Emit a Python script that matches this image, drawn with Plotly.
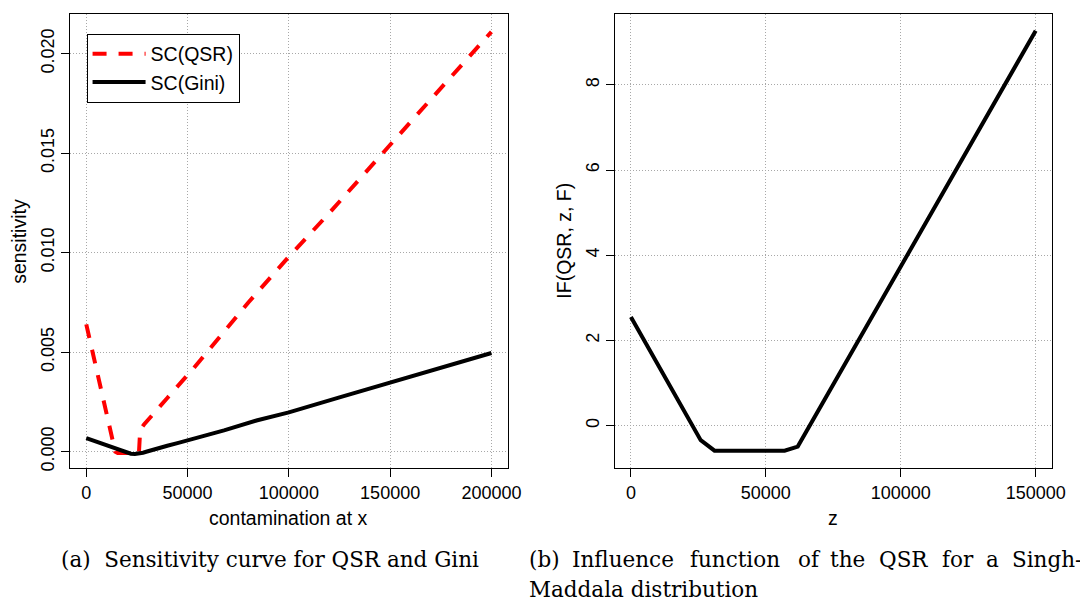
import plotly.graph_objects as go

# ---------------- data ----------------
qsr_x = [0, 5000, 10000, 14300, 15500, 20000, 26000, 26600, 28500, 40000, 53000,
         80000, 100000, 120000, 146000, 170000, 200000]
qsr_y = [0.0064, 0.0042, 0.0020, 0.0000, -0.00006, -0.00006, -0.00006, 0.0011, 0.00137,
         0.0027, 0.0042, 0.0075, 0.0098, 0.0120, 0.0150, 0.0177, 0.0211]

gini_x = [0, 5000, 10000, 15000, 18000, 20000, 22000, 24000, 26000, 28000, 30000,
          35000, 40000, 45000, 52000, 68000, 84000, 100000, 125000, 150000, 175000, 200000]
gini_y = [0.00068, 0.00050, 0.00030, 0.00012, 0.00002, -0.00006, -0.00010, -0.00011,
          -0.00009, -0.00005, 0.00001, 0.00017, 0.00030, 0.00043, 0.00062, 0.00107,
          0.00157, 0.00198, 0.00273, 0.00348, 0.00422, 0.00496]

if_z = [0, 25860, 30980, 56950, 61820, 150000]
if_y = [2.55, -0.34, -0.585, -0.585, -0.49, 9.27]

x1_ticks = [0, 50000, 100000, 150000, 200000]
x1_labels = ["0", "50000", "100000", "150000", "200000"]
y1_ticks = [0.000, 0.005, 0.010, 0.015, 0.020]
y1_labels = ["0.000", "0.005", "0.010", "0.015", "0.020"]
x2_ticks = [0, 50000, 100000, 150000]
x2_labels = ["0", "50000", "100000", "150000"]
y2_ticks = [0, 2, 4, 6, 8]
y2_labels = ["0", "2", "4", "6", "8"]

W, H = 1080, 602
def fx(px):
    return px / W
def fy(py):
    return 1 - py / H

SANS = "Liberation Sans, Arial, Helvetica, sans-serif"
SERIF = "DejaVu Serif, serif"

fig = go.Figure()
fig.add_trace(go.Scatter(x=qsr_x, y=qsr_y, mode="lines", name="SC(QSR)",
                         line=dict(color="#ff0000", width=4, dash="14px,12px"),
                         xaxis="x", yaxis="y"))
fig.add_trace(go.Scatter(x=gini_x, y=gini_y, mode="lines", name="SC(Gini)",
                         line=dict(color="#000000", width=4),
                         xaxis="x", yaxis="y"))
fig.add_trace(go.Scatter(x=if_z, y=if_y, mode="lines", name="IF",
                         line=dict(color="#000000", width=4),
                         showlegend=False, xaxis="x2", yaxis="y2"))

axis_common = dict(showline=True, mirror=True, linecolor="#000000", linewidth=1,
                   ticks="outside", ticklen=8, tickwidth=1, tickcolor="#000000",
                   showgrid=True, gridcolor="#a8a8a8", griddash="1px,2px", gridwidth=1,
                   zeroline=False, tickfont=dict(family=SANS, size=18, color="#000000"),
                   tickmode="array", fixedrange=True)

ydom = [fy(470.5), fy(14)]
fig.update_layout(
    width=W, height=H, autosize=False,
    margin=dict(l=0, r=0, t=0, b=0),
    paper_bgcolor="white", plot_bgcolor="white",
    xaxis=dict(domain=[fx(71), fx(514.3)], range=[-8000, 208000],
               tickvals=x1_ticks, ticktext=x1_labels, anchor="y", **axis_common),
    yaxis=dict(domain=ydom, range=[-0.000825, 0.022],
               tickvals=y1_ticks, ticktext=y1_labels, tickangle=-90, anchor="x",
               **axis_common),
    xaxis2=dict(domain=[fx(622.8), fx(1065.7)], range=[-6000, 156000],
                tickvals=x2_ticks, ticktext=x2_labels, anchor="y2", **axis_common),
    yaxis2=dict(domain=ydom, range=[-0.996, 9.664],
                tickvals=y2_ticks, ticktext=y2_labels, tickangle=-90, anchor="x2",
                **axis_common),
    showlegend=True,
    legend=dict(x=fx(87.7), y=fy(33.7), xanchor="left", yanchor="top",
                bordercolor="#000000", borderwidth=1, bgcolor="white",
                font=dict(family=SANS, size=19.5, color="#000000"),
                itemwidth=53, tracegroupgap=0),
)

ann = []
def add_text(text, x, y, size, family, angle=0, xanchor="center", yanchor="middle"):
    ann.append(dict(text=text, x=fx(x), y=fy(y), xref="paper", yref="paper",
                    showarrow=False, textangle=angle, xanchor=xanchor, yanchor=yanchor,
                    font=dict(family=family, size=size, color="#000000")))

# axis titles
add_text("sensitivity", 19, 242.3, 19.5, SANS, angle=-90)
add_text("contamination at x", 292.6, 521, 19.5, SANS)
add_text("IF(QSR, z, F)", 571, 242.3, 19.5, SANS, angle=-90)
add_text("z", 844, 521, 19.5, SANS)

# captions
add_text("(a)\u00a0\u00a0Sensitivity curve for QSR and Gini", 59.3, 562, 21.5, SERIF,
         xanchor="left")
words_b = ["(b)", "Influence", "function", "of", "the", "QSR", "for", "a", "Singh-"]
pos_b = [533.5, 577.4, 696.6, 806.4, 838.7, 888.7, 952.6, 996.5, 1022.8]
for w, p in zip(words_b, pos_b):
    add_text(w, p, 562, 21.5, SERIF, xanchor="left")
add_text("Maddala distribution", 533.5, 592, 21.5, SERIF, xanchor="left")

fig.update_layout(annotations=ann)
fig.write_html("out.html",
               post_script="document.body.style.margin='0';"
                           "document.body.style.overflow='hidden';")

# # #

## WHAT YOU ARE ASKED TO DO
Repeat only what lies between the start of the data and the end of the line containing "import plotly.graph_objects as go", exactly, with pictures left out.

## FULL SOLUTION
Emit a Python script that matches this image, drawn with Plotly.
import plotly.graph_objects as go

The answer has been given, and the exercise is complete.